Before speaking on Kepler’s accomplishments, you have to take into consideration the thoughts of Copernicus, who spoke of a theory that involved the universe where the sun was located in the center , called heliocentric. While Copernicus wrote about the theory, it was Kepler that concluded that planetary orbits around the sun must be elliptical. If this were true, then the ancient belief that orbits were round would be shattered. Many believed that orbits were round because it was God’s doing and therefore, the shape had to be perfect (in their eyes).

Kepler spent a great deal of time observing planetary actions and following the work of his mentor, Danish astronomer Tycho Brahe (1546 , 1601). Brahe saw the universe with an Earth that didn’t move, which he believed was at the center of it all. He believed the sun orbited the earth and all the other planets revolved around the sun. Kepler felt that he had to ignore the models that positioned Earth in the middle of the universe.

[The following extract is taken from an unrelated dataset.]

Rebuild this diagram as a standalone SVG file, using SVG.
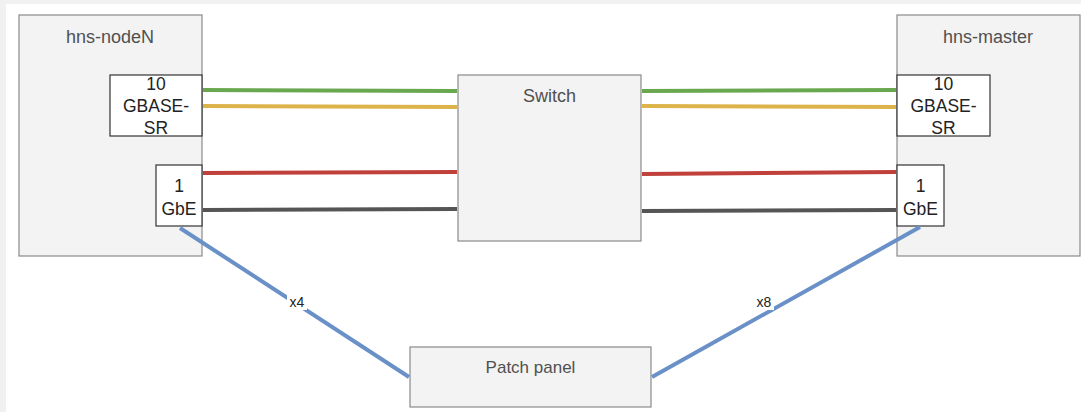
<svg xmlns="http://www.w3.org/2000/svg" width="1081" height="412" viewBox="0 0 1081 412">
<style>
.bg{fill:#f1f1f1}
.node{fill:#f3f3f3;stroke:#8a8a8a;stroke-width:1.2}
.port{fill:#ffffff;stroke:#333333;stroke-width:1.2}
.lbl{font-family:"Liberation Sans",Arial,sans-serif;font-size:18px;fill:#505050;text-anchor:middle}
.plbl{font-family:"Liberation Sans",Arial,sans-serif;font-size:17.5px;fill:#222222;text-anchor:middle}
.elbl{font-family:"Liberation Sans",Arial,sans-serif;font-size:14px;fill:#222222;text-anchor:middle}
.w{fill:none;stroke-width:4}
.green{stroke:#6aa84f}.yellow{stroke:#dcb44a}.red{stroke:#c0403c}.dark{stroke:#555555}.blue{stroke:#6a90c8}
</style>
<rect class="bg" x="0" y="0" width="1081" height="412"/>
<rect x="6" y="4" width="1075" height="408" fill="#ffffff"/>
<g id="hns-nodeN">
<rect class="node" x="19" y="15" width="183" height="241"/>
<text class="lbl" x="110" y="42.5">hns-nodeN</text>
</g>
<g id="nodeN-10g">
<rect class="port" x="110" y="75" width="92" height="61"/>
<text class="plbl" x="156" y="90">10</text>
<text class="plbl" x="156" y="112">GBASE-</text>
<text class="plbl" x="156" y="134">SR</text>
</g>
<g id="nodeN-1g">
<rect class="port" x="156" y="165" width="46" height="61"/>
<text class="plbl" x="179" y="191.5">1</text>
<text class="plbl" x="179" y="214.5">GbE</text>
</g>
<g id="hns-master">
<rect class="node" x="897" y="15" width="183" height="241"/>
<text class="lbl" x="988" y="42.5">hns-master</text>
</g>
<g id="master-10g">
<rect class="port" x="897" y="75" width="93" height="61"/>
<text class="plbl" x="943.5" y="90">10</text>
<text class="plbl" x="943.5" y="112">GBASE-</text>
<text class="plbl" x="943.5" y="134">SR</text>
</g>
<g id="master-1g">
<rect class="port" x="897" y="165" width="47" height="61"/>
<text class="plbl" x="920.5" y="191.5">1</text>
<text class="plbl" x="920.5" y="214.5">GbE</text>
</g>
<g id="switch">
<rect class="node" x="458" y="75" width="183" height="166"/>
<text class="lbl" x="549.5" y="101.5">Switch</text>
</g>
<g id="patch-panel">
<rect class="node" x="410" y="347" width="241" height="60"/>
<text class="lbl" x="530.5" y="373" style="font-size:17px">Patch panel</text>
</g>
<g id="connectors">
<line class="w green" x1="203" y1="90" x2="457" y2="91"/>
<line class="w yellow" x1="203" y1="106" x2="457" y2="107"/>
<line class="w red" x1="203" y1="173" x2="457" y2="172"/>
<line class="w dark" x1="203" y1="210" x2="457" y2="209"/>
<line class="w green" x1="642" y1="91" x2="896" y2="90"/>
<line class="w yellow" x1="642" y1="106" x2="896" y2="107"/>
<line class="w red" x1="642" y1="174" x2="896" y2="172"/>
<line class="w dark" x1="642" y1="211" x2="896" y2="210"/>
<line class="w blue" x1="180" y1="228" x2="409" y2="377"/>
<line class="w blue" x1="652" y1="377" x2="920" y2="227"/>
<rect x="287" y="294" width="20" height="16" fill="#ffffff"/>
<text class="elbl" x="297" y="307">x4</text>
<rect x="754" y="294" width="20" height="16" fill="#ffffff"/>
<text class="elbl" x="764" y="307">x8</text>
</g>
</svg>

Kepler became a mathematician, which eventually evolved into astronomy. Early in his career, he delivered horoscopes for a living. He started to study the heavenly bodies more closely. When he realized that the planetary orbits were elliptical, his first law of planetary motion defied the beliefs that preceded him. Ellipses were not respected in religious circles.

The second law took a look at the velocity of a planet , stating that it was greater when it was closer to the sun in its orbit and less when it was farther away. The third law focused on the distance (D) of the planet from the sun. Once you have that figure, you can calculate how long it takes for it to go around the sun. This was called a period (or P).

When making these calculations, D was often expressed in astronomical units and P in years. One astronomical unit is equal to 92.9 million miles, which is the approximate distance between the center of the earth and the center of the sun.

3 Laws of Planetary Motion

Interestingly, Kepler established his laws without ever touching a telescope. His calculations can also be used to find the approximate values for other planets. In regards to planetary motion, Kepler stated that:

1) Each planet in the solar system has an elliptical orbit, with the sun at one of the two foci of the ellipse.

2) A line from the center of the sun to the center of a planet sweeps across equal areas in equal amounts of time. This means that the closer a planet is to the sun, the faster it travels.

3) The cube of every planet’s mean distance from the sun equals the square of the time it takes to revolve around the sun.